____ Data supplied

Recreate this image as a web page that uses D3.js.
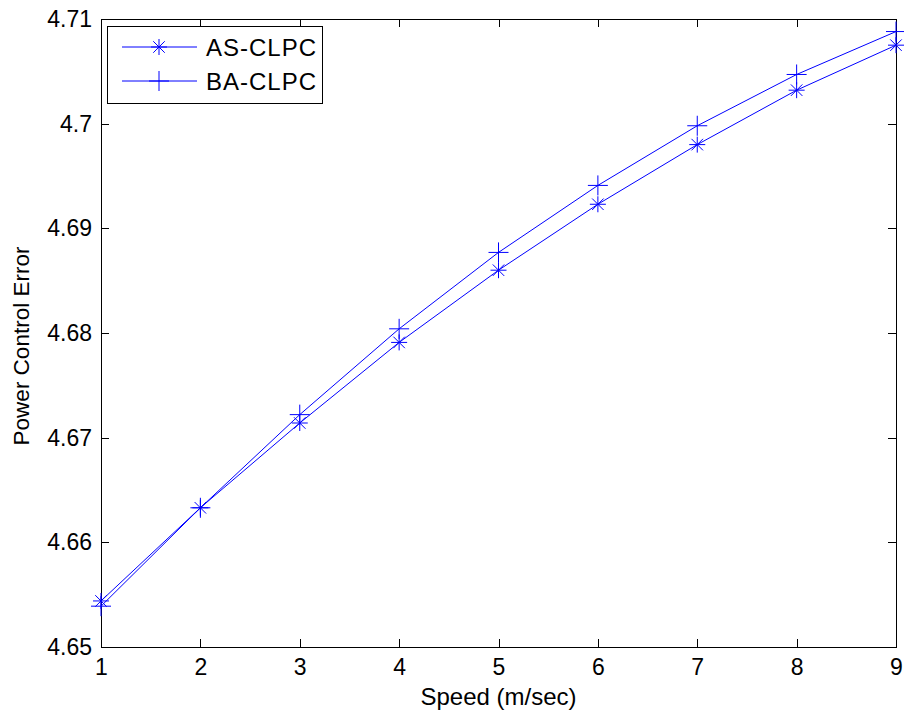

________
____ Data supplied

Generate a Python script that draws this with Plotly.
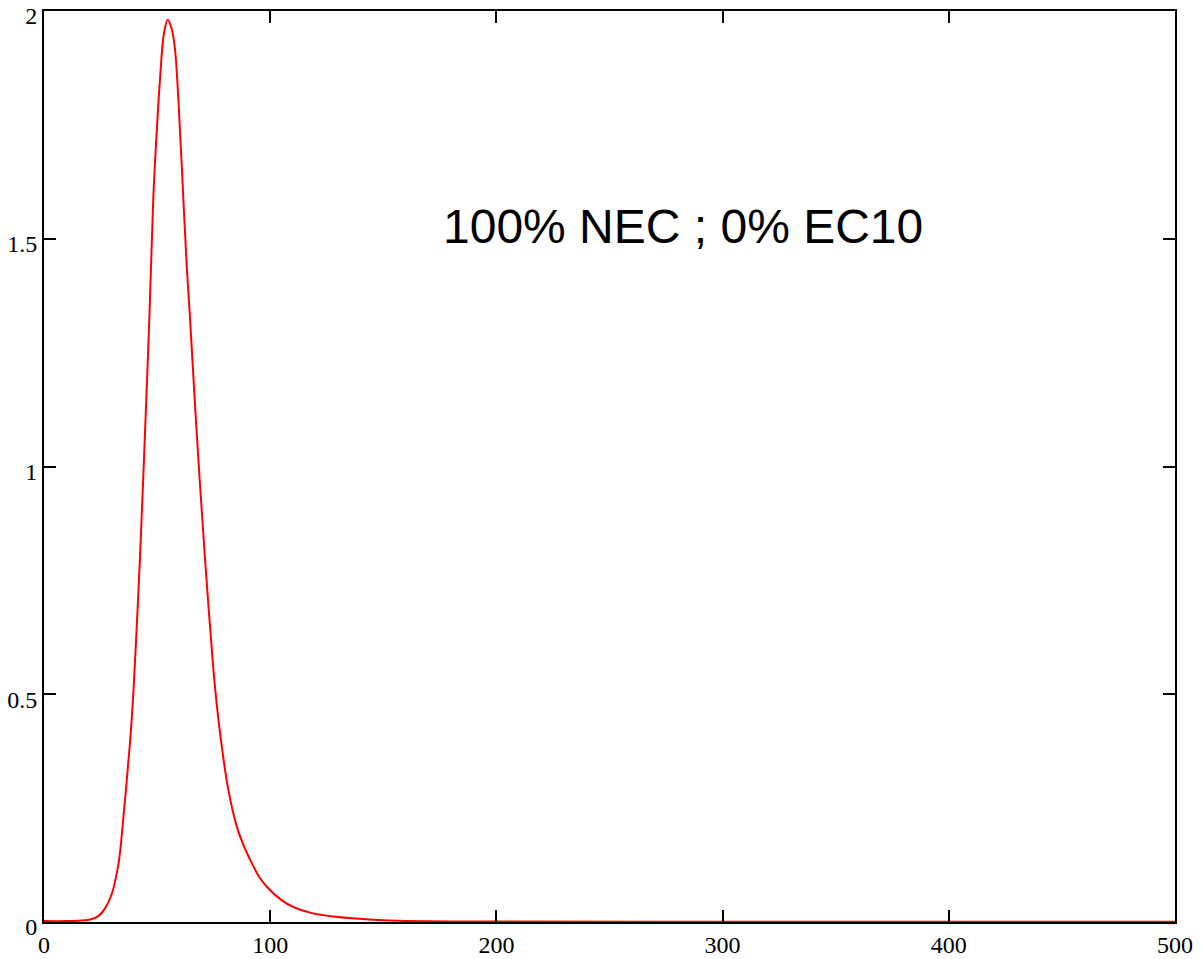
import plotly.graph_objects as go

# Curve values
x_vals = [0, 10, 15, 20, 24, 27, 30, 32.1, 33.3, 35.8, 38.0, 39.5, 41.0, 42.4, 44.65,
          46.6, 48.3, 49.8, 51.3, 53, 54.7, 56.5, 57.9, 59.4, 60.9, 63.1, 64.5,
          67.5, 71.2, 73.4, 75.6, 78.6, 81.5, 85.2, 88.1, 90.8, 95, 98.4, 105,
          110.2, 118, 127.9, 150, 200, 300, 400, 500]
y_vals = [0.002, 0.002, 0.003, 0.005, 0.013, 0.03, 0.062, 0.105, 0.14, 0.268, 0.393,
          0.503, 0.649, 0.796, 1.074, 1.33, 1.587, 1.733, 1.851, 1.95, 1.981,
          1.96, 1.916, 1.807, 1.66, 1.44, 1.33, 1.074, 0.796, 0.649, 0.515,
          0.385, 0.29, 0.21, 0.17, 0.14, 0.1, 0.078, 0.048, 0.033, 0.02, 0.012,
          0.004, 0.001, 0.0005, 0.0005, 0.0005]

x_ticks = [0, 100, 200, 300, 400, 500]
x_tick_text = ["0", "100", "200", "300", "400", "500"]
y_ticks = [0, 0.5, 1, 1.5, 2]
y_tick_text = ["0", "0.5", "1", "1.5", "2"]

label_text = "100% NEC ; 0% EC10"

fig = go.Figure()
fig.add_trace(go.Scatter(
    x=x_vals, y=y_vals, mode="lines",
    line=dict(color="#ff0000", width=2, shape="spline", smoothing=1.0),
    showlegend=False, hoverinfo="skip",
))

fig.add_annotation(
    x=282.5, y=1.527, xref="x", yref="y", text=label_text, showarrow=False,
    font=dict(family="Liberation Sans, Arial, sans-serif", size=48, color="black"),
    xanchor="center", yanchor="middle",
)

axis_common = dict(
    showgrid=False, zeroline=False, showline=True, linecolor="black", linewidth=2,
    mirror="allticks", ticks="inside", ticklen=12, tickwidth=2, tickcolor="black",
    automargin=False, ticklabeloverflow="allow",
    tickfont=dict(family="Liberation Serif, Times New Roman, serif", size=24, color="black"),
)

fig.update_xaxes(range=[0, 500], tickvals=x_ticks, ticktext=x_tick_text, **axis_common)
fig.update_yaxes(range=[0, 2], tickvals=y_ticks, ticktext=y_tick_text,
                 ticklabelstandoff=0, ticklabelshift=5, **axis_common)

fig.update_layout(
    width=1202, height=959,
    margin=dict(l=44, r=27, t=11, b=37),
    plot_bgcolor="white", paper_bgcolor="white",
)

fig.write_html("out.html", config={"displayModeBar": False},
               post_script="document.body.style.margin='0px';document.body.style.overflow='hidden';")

________
____ Data supplied

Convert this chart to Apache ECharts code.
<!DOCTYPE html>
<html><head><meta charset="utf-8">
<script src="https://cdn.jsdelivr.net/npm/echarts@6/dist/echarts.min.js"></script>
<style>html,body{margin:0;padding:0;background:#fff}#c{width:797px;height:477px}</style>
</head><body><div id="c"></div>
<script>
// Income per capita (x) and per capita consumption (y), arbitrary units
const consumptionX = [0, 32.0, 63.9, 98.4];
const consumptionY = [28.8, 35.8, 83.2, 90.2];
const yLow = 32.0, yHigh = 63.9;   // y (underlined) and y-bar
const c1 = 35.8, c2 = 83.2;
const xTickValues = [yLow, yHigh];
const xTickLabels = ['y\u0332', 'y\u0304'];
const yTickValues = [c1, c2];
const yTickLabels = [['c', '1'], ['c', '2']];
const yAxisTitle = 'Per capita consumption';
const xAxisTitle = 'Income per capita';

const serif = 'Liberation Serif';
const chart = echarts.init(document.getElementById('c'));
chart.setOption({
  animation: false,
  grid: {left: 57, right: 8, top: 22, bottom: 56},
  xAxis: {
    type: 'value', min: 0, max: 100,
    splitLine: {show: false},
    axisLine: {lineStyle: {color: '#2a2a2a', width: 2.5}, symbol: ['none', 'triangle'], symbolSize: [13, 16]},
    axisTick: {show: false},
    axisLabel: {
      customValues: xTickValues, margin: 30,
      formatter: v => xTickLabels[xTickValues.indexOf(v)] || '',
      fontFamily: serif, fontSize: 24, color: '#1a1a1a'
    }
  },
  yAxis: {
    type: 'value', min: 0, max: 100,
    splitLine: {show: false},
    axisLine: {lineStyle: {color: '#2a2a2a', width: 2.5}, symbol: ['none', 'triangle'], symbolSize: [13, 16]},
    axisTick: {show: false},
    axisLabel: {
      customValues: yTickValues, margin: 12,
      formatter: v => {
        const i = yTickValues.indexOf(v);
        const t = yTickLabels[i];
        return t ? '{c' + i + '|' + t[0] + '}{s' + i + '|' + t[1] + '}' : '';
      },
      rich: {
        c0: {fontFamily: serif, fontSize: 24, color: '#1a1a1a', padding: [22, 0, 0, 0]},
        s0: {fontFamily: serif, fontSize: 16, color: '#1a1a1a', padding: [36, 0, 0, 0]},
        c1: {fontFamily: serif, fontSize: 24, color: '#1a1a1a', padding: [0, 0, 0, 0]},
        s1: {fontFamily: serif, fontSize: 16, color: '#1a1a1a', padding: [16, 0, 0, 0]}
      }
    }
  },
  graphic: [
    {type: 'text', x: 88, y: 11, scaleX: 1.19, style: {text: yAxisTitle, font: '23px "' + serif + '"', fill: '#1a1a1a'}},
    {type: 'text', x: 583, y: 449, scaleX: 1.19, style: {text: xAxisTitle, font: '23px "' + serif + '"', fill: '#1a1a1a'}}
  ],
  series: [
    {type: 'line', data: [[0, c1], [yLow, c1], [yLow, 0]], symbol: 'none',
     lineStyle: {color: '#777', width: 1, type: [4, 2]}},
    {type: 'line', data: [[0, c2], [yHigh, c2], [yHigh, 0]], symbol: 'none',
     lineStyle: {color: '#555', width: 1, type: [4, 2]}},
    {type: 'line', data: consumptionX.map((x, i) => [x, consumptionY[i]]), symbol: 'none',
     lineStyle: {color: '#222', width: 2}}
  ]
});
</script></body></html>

________

▶ _Written task_:
Do not copy any pictures. Retype exactly the stretch from the line with "Generate a Python" through the line with "import plotly.graph_objects as go".

▶ _Written reply_:
Generate a Python script that draws this with Plotly.
import plotly.graph_objects as go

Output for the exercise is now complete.